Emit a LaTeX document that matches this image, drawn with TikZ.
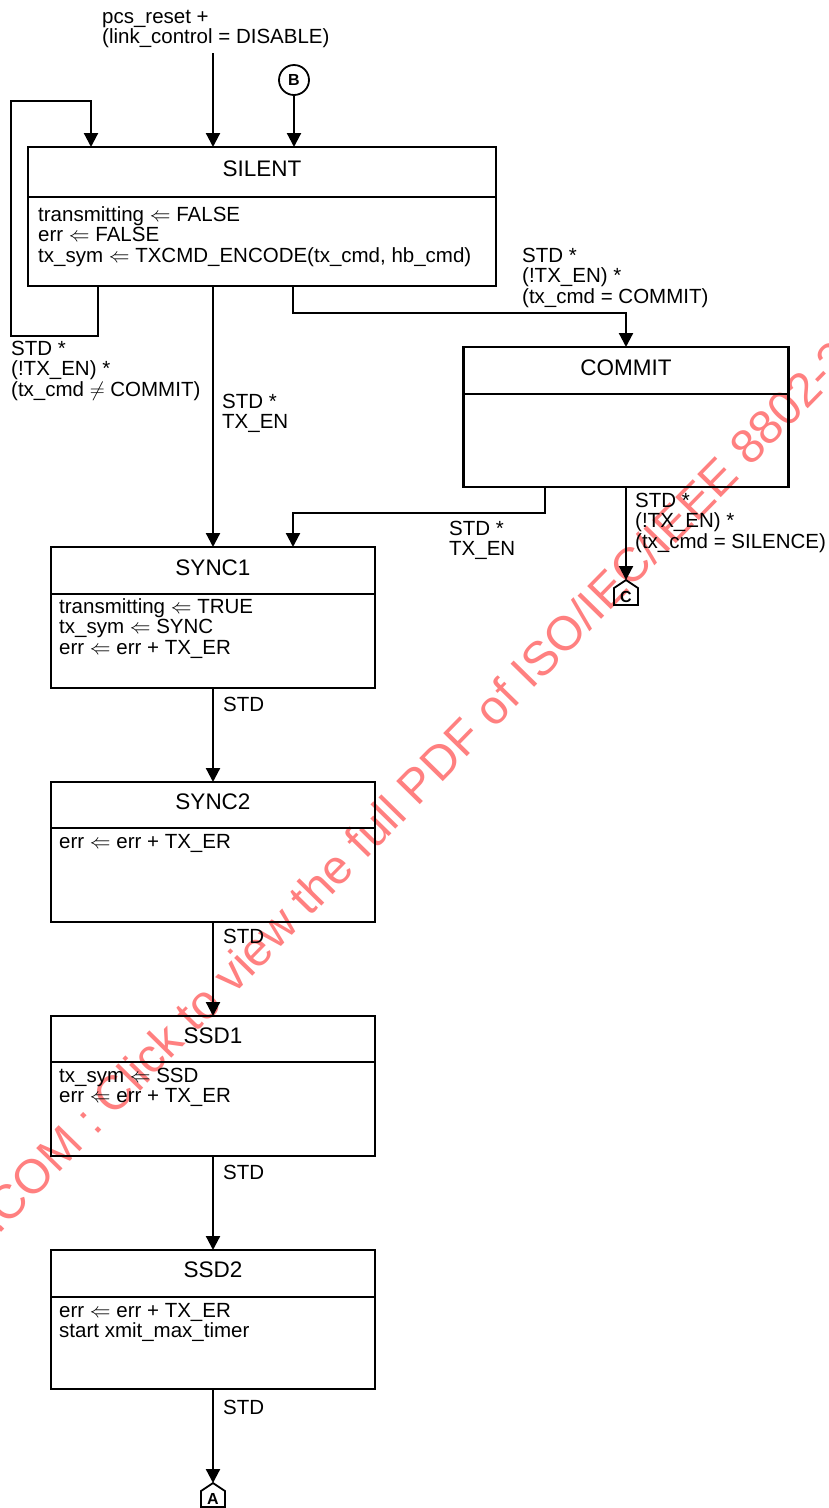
\documentclass[tikz,border=0pt]{standalone}
\usepackage{fontspec}
\setmainfont{Liberation Sans}
\usetikzlibrary{arrows.meta}
\tikzset{
  statebox/.style={draw, line width=2.2pt, inner sep=0pt, outer sep=0pt, minimum width=324pt},
  ttl/.style={anchor=base, inner sep=0pt, font=\fontsize{22.5}{24}\selectfont},
  txt/.style={anchor=base west, align=left, inner sep=0pt, font=\fontsize{20.5}{20.7}\selectfont},
  wire/.style={line width=2.2pt},
  arr/.style={wire, -{Triangle[length=14pt,width=14pt]}},
  conn/.style={line width=1.8pt},
  connlbl/.style={inner sep=0pt, font=\fontsize{16}{16}\selectfont\bfseries},
  wm/.style={anchor=base west, rotate=45.6, inner sep=0pt, text=red!50, font=\fontsize{48}{48}\selectfont}
}
\begin{document}
\begin{tikzpicture}[x=1pt,y=-1pt]
\useasboundingbox (0,0) rectangle (829,1508);
\fill[white] (0,0) rectangle (829,1508);
% watermark
\begin{scope}
\clip (0,0) rectangle (829,1508);
\node[wm] (wmark) at (-2,1236) {.COM : Click to view the full PDF of ISO/IEC/IEEE 8802-3};
\end{scope}

% state boxes
\node[statebox, minimum width=468pt, minimum height=139pt] (silent) at (262,216.5) {};
\node[statebox, minimum width=325pt, minimum height=140pt] (commit) at (626,417) {};
\node[statebox, minimum height=141pt] (sync1) at (213,617.5) {};
\node[statebox, minimum height=140pt] (sync2) at (213,852) {};
\node[statebox, minimum height=140pt] (ssd1) at (213,1086) {};
\node[statebox, minimum height=139pt] (ssd2) at (213,1319.5) {};

% dividers
\draw[wire] ([yshift=-50pt]silent.north west) -- ([yshift=-50pt]silent.north east);
\draw[wire] ([yshift=-47pt]commit.north west) -- ([yshift=-47pt]commit.north east);
\draw[wire] ([yshift=-47pt]sync1.north west) -- ([yshift=-47pt]sync1.north east);
\draw[wire] ([yshift=-46pt]sync2.north west) -- ([yshift=-46pt]sync2.north east);
\draw[wire] ([yshift=-46pt]ssd1.north west) -- ([yshift=-46pt]ssd1.north east);
\draw[wire] ([yshift=-47pt]ssd2.north west) -- ([yshift=-47pt]ssd2.north east);

% titles
\node[ttl] (tsilent) at (262,176) {SILENT};
\node[ttl] (tcommit) at (626,375) {COMMIT};
\node[ttl] (tsync1) at (213,575) {SYNC1};
\node[ttl] (tsync2) at (213,809) {SYNC2};
\node[ttl] (tssd1) at (213,1043) {SSD1};
\node[ttl] (tssd2) at (213,1277) {SSD2};

% bodies (anchor = baseline of last line)
\node[txt] (bsilent) at (38,262.4) {transmitting $\Leftarrow$ FALSE\\err $\Leftarrow$ FALSE\\tx\_sym $\Leftarrow$ TXCMD\_ENCODE(tx\_cmd, hb\_cmd)};
\node[txt] (bsync1) at (59,654.4) {transmitting $\Leftarrow$ TRUE\\tx\_sym $\Leftarrow$ SYNC\\err $\Leftarrow$ err + TX\_ER};
\node[txt] (bsync2) at (59,848) {err $\Leftarrow$ err + TX\_ER};
\node[txt] (bssd1) at (59,1102.7) {tx\_sym $\Leftarrow$ SSD\\err $\Leftarrow$ err + TX\_ER};
\node[txt] (bssd2) at (59,1337.7) {err $\Leftarrow$ err + TX\_ER\\start xmit\_max\_timer};

% entry connectors
\coordinate (rst) at (213,53);
\node[txt] (lrst) at (102,43.7) {pcs\_reset +\\(link\_control = DISABLE)};
\draw[arr] (rst) -- (rst |- silent.north);

\node[draw, circle, line width=1.8pt, minimum size=30pt, inner sep=0pt, font=\fontsize{16}{16}\selectfont\bfseries] (bconn) at (294,80) {B};
\draw[arr] (bconn.south) -- (bconn.south |- silent.north);

% loop on SILENT
\coordinate (lpA) at (98,336);
\coordinate (lpB) at (11,101);
\coordinate (lpC) at (91,101);
\draw[arr] (silent.south -| lpA) -- (lpA) -- (lpA -| lpB) -- (lpB) -- (lpC) -- (lpC |- silent.north);
\node[txt] (lloop) at (11,396.4) {STD *\\(!TX\_EN) *\\(tx\_cmd $\neq$ COMMIT)};

% SILENT -> COMMIT
\coordinate (scA) at (293,313);
\coordinate (scB) at (626,313);
\draw[arr] (silent.south -| scA) -- (scA) -- (scB) -- (commit.north);
\node[txt] (lsc) at (522,303.4) {STD *\\(!TX\_EN) *\\(tx\_cmd = COMMIT)};

% SILENT -> SYNC1
\draw[arr] (silent.south -| sync1.north) -- (sync1.north);
\node[txt] (lss) at (222,428.7) {STD *\\TX\_EN};

% COMMIT -> SYNC1
\coordinate (csA) at (545,513);
\coordinate (csB) at (293,513);
\draw[arr] (commit.south -| csA) -- (csA) -- (csB) -- (csB |- sync1.north);
\node[txt] (lcs) at (449,555.7) {STD *\\TX\_EN};

% COMMIT -> C
\coordinate (cpeak) at (626,580);
\draw[conn] (cpeak) -- ++(12,8) -- ++(0,17) -- ++(-24,0) -- ++(0,-17) -- cycle;
\node[connlbl] (clbl) at (626,597) {C};
\draw[arr] (commit.south) -- (cpeak);
\node[txt] (lcc) at (635,548.4) {STD *\\(!TX\_EN) *\\(tx\_cmd = SILENCE)};

% vertical chain
\draw[arr] (sync1.south) -- (sync2.north);
\node[txt] (l12) at (223,711) {STD};
\draw[arr] (sync2.south) -- (ssd1.north);
\node[txt] (l23) at (223,943) {STD};
\draw[arr] (ssd1.south) -- (ssd2.north);
\node[txt] (l34) at (223,1179) {STD};

% SSD2 -> A
\coordinate (apeak) at (213,1483);
\draw[conn] (apeak) -- ++(12,8) -- ++(0,16) -- ++(-24,0) -- ++(0,-16) -- cycle;
\node[connlbl] (albl) at (213,1499) {A};
\draw[arr] (ssd2.south) -- (apeak);
\node[txt] (l45) at (223,1414) {STD};
\end{tikzpicture}
\end{document}
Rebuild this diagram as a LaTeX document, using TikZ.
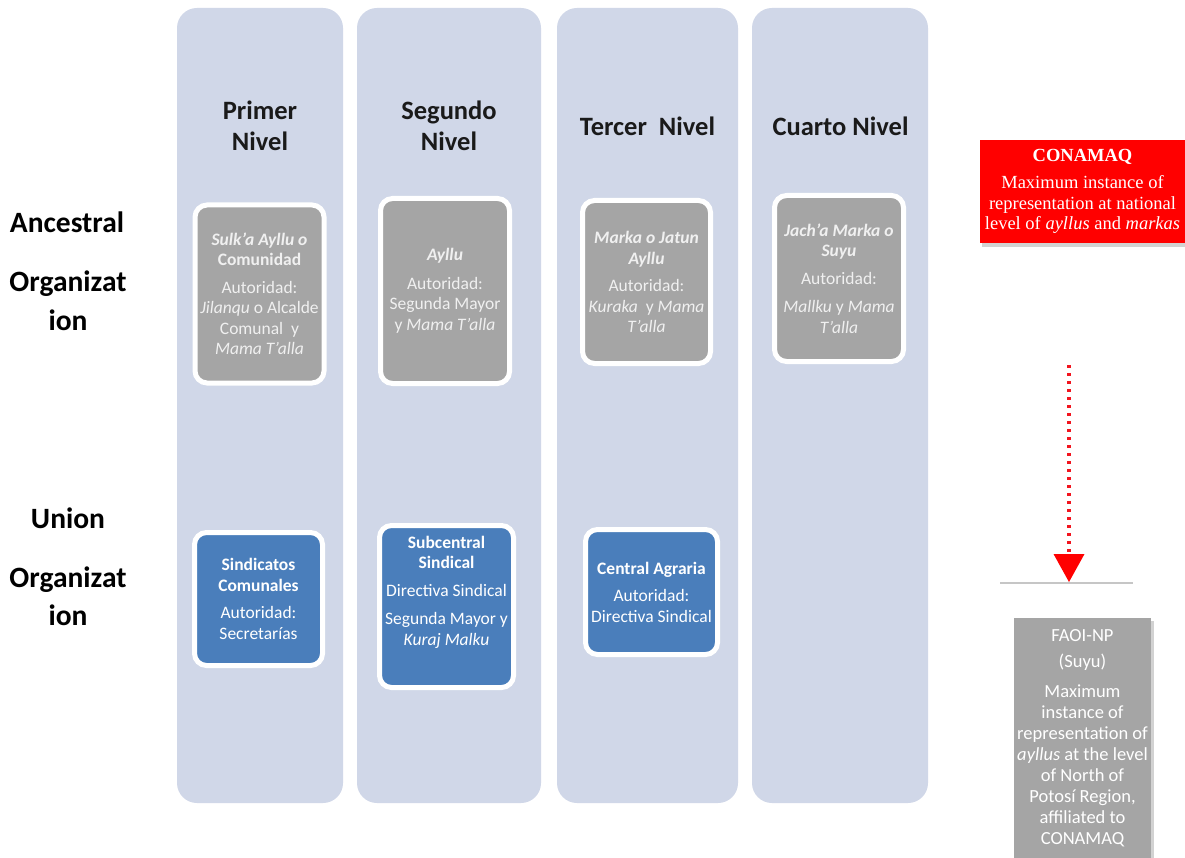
\documentclass[tikz,border=0pt]{standalone}
\usepackage{fontspec}
\setmainfont{Carlito}
\newfontfamily\tnr{Liberation Serif}
\usetikzlibrary{shadows,arrows.meta}
\definecolor{colbg}{HTML}{D0D7E8}
\definecolor{boxgray}{HTML}{A5A5A5}
\definecolor{boxblue}{HTML}{4A7EBB}
\definecolor{lighttext}{HTML}{F0F0F0}
\definecolor{conred}{HTML}{FF0000}
\definecolor{dotred}{HTML}{F2141E}
\definecolor{rulegray}{HTML}{C6C6C6}
\definecolor{headtext}{HTML}{1A1A1A}
\begin{document}
\begin{tikzpicture}[x=1pt,y=-1pt,
  column/.style={fill=colbg, rounded corners=20pt, inner sep=0pt, minimum height=795pt, minimum width=#1},
  header/.style={font=\fontsize{26.5}{31}\selectfont\bfseries, text=headtext, align=center},
  sidelabel/.style={font=\fontsize{29.5}{32}\selectfont\bfseries, text=black, align=center},
  levelbox/.style={draw=white, line width=5pt, rounded corners=12pt, inner sep=0pt, align=center,
     font=\fontsize{17.5}{20.5}\selectfont},
  ancbox/.style={levelbox, fill=boxgray, text=lighttext},
  unionbox/.style={levelbox, fill=boxblue, text=white},
  conbox/.style={fill=conred, text=white, inner sep=0pt, align=center, minimum width=205pt, minimum height=103pt,
     font=\tnr\fontsize{18.5}{20.5}\selectfont, drop shadow={opacity=0.35, shadow xshift=2pt, shadow yshift=-4pt}},
  faoibox/.style={fill=boxgray, text=white, inner sep=0pt, align=center, minimum width=137pt, minimum height=240pt,
     font=\fontsize{18.5}{21}\selectfont, drop shadow={opacity=0.35, shadow xshift=3pt, shadow yshift=-3pt}},
  dotarrow/.style={draw=dotred, line width=3.2pt, dash pattern=on 3pt off 5pt, -{Triangle[width=31pt,length=28pt,fill=conred,line width=0pt]}},
  ruleline/.style={draw=rulegray, line width=2.5pt}
]
\useasboundingbox (0,0) rectangle (1185,858);
\fill[white] (0,0) rectangle (1185,858);

% columns
\node[column=166pt] (c1) at (260,405.5) {};
\node[column=184pt] (c2) at (449,405.5) {};
\node[column=181pt] (c3) at (647.5,405.5) {};
\node[column=176pt] (c4) at (840,405.5) {};

% headers
\node[header] (h1) at (260,125.5) {Primer\\Nivel};
\node[header] (h2) at (449,125.5) {Segundo\\Nivel};
\node[header] (h3) at (647.5,126) {Tercer\ \ Nivel};
\node[header] (h4) at (840.5,126) {Cuarto Nivel};

% side labels
\node[sidelabel] (l1) at (67,222) {Ancestral};
\node[sidelabel] (l2) at (68,284) {Organizat};
\node[sidelabel] (l3) at (68,320) {ion};
\node[sidelabel] (l4) at (68,518) {Union};
\node[sidelabel] (l5) at (68,580) {Organizat};
\node[sidelabel] (l6) at (68,615) {ion};

% ancestral boxes
\node[ancbox, minimum width=129pt, minimum height=178pt] (a1) at (259.5,294)
  {\textbf{\textit{Sulk'a Ayllu o}}\\ \textbf{Comunidad}\\[7pt] Autoridad:\\ \textit{Jilanqu} o Alcalde\\ Comunal\ \ y\\ \textit{Mama T'alla}};
\node[ancbox, minimum width=129pt, minimum height=185pt] (a2) at (445,291)
  {\textbf{\textit{Ayllu}}\\[8pt] Autoridad:\\ Segunda Mayor\\ y \textit{Mama T'alla}};
\node[ancbox, minimum width=128pt, minimum height=163pt] (a3) at (646.5,282)
  {\textbf{\textit{Marka o Jatun}}\\ \textbf{\textit{Ayllu}}\\[7pt] Autoridad:\\ \textit{Kuraka}\ \ y \textit{Mama}\\ \textit{T'alla}};
\node[ancbox, minimum width=129pt, minimum height=166pt] (a4) at (839,278.5)
  {\textbf{\textit{Jach'a Marka o}}\\ \textbf{\textit{Suyu}}\\[7pt] Autoridad:\\[8pt] \textit{Mallku} y \textit{Mama}\\ \textit{T'alla}};

% union boxes
\node[unionbox, minimum width=128pt, minimum height=133pt] (u1) at (258.5,599)
  {\textbf{Sindicatos}\\ \textbf{Comunales}\\[7pt] Autoridad:\\ Secretarías};
\node[unionbox, minimum width=134pt, minimum height=162pt] (u2) at (446.5,606.5) {};
\node[text=white, align=center, inner sep=0pt, font=\fontsize{17.5}{20.5}\selectfont] (u2t) at (446.5,592)
  {\textbf{Subcentral}\\ \textbf{Sindical}\\[7pt] Directiva Sindical\\[8pt] Segunda Mayor y\\ \textit{Kuraj Malku}};
\node[unionbox, minimum width=132pt, minimum height=125pt] (u3) at (651.5,592)
  {\textbf{Central Agraria}\\[7pt] Autoridad:\\ Directiva Sindical};

% CONAMAQ
\node[conbox] (con) at (1082.5,191.5)
  {\textbf{CONAMAQ}\\[7pt] Maximum instance of\\ representation at national\\ level of \textit{ayllus} and \textit{markas}};

% arrow and rule
\coordinate (arrtop) at (1069,365);
\coordinate (ruleL) at (1000,583);
\coordinate (ruleR) at (1133,583);
\coordinate (tip) at (1069,582);
\draw[ruleline] (ruleL) -- (ruleR);
\draw[dotarrow] (arrtop) -- (tip);

% FAOI-NP
\node[faoibox] (faoi) at (1082.5,738)
  {FAOI-NP\\[5pt] (Suyu)\\[9pt] Maximum\\ instance of\\ representation of\\ \textit{ayllus} at the level\\ of North of\\ Potosí Region,\\ affiliated to\\ CONAMAQ};
\end{tikzpicture}
\end{document}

• **YOUR GOAL**
Only lines with the string "this" belong in your answer; copy each one.

• **EXERCISE RESPONSE**
Emit a LaTeX document that matches this image, drawn with TikZ.
Rebuild this diagram as a LaTeX document, using TikZ.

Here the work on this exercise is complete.